Le discours des bonimenteurs est un discours totalement voué à l'ultralibéralisme, il est aculturel, asocial et méprisant vis-à-vis des individus. La transposition de ces « techniques » dans le champ social signifie une normalisation des comportements, des attitudes et surtout, la restriction de la personnalité à la seule sphère de l'efficience: s'accomplir, c'est réussir.

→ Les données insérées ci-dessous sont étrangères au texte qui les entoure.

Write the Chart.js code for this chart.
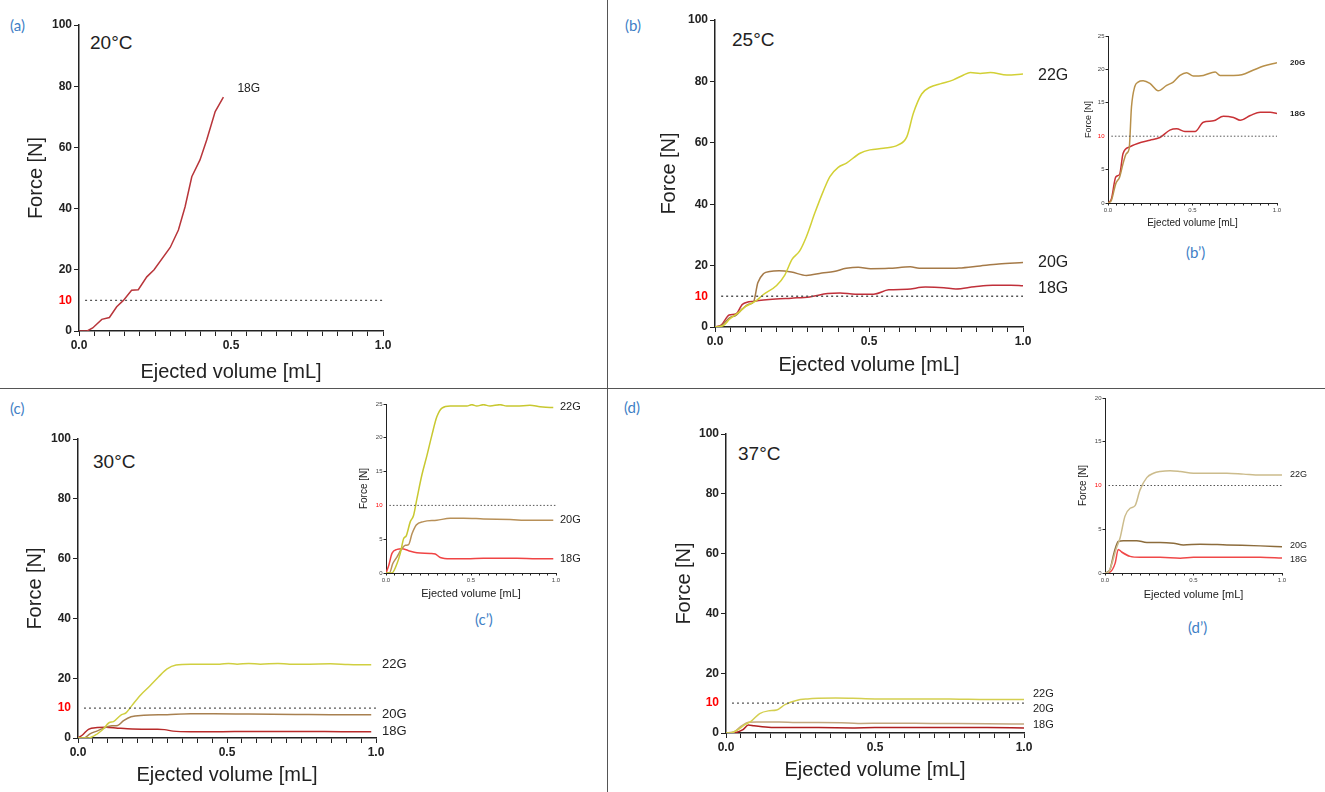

Et j'y reviens toujours, tous les gourous de la relation sont porteurs d'un discours foncièrement anti-humaniste, qui fait fi de la morale, c'est-à-dire du respect d'autrui dans son être et son expression, et qui s'assoit sur l'éthique de la communication, pour fétichiser les « objectifs à atteindre ». Ainsi, ils interrogent « le problème de la honte, le fait de ne plus avoir d'espace intime, d'être transparent devant l'autre. Or, ces interprétations visent à faire naître chez autrui un sentiment de honte. Pour lui échapper, on va investir son interlocuteur des pleins pouvoirs. Puisque cet autre voit en moi, je n'ai plus de pudeur à avoir. Renoncer à la honte devient une manière de se protéger d'une intrusion possible. Ces méthodes de "lecture d'autrui" relèvent d'une logique terroriste. Car sur quoi se fonde le discours des terroristes ? 'Tu n'as rien à me cacher, tu es en mon pouvoir"... C'est la logique d'Orwell. On invite dans ces livres les gens à souscrire à un fascisme quotidien. C'est une espèce de totalitarisme de l'intimité. Car il s'agit d'établir une emprise sur un individu qui, devant moi, est en mon pouvoir, et fera ce que je voudrais qu'il fasse.
Aucune éthique là-dedans, tout au plus des sermons d'hypocrites (« acteur », en grec) qui n'ont rien des serments d'Hippocrate.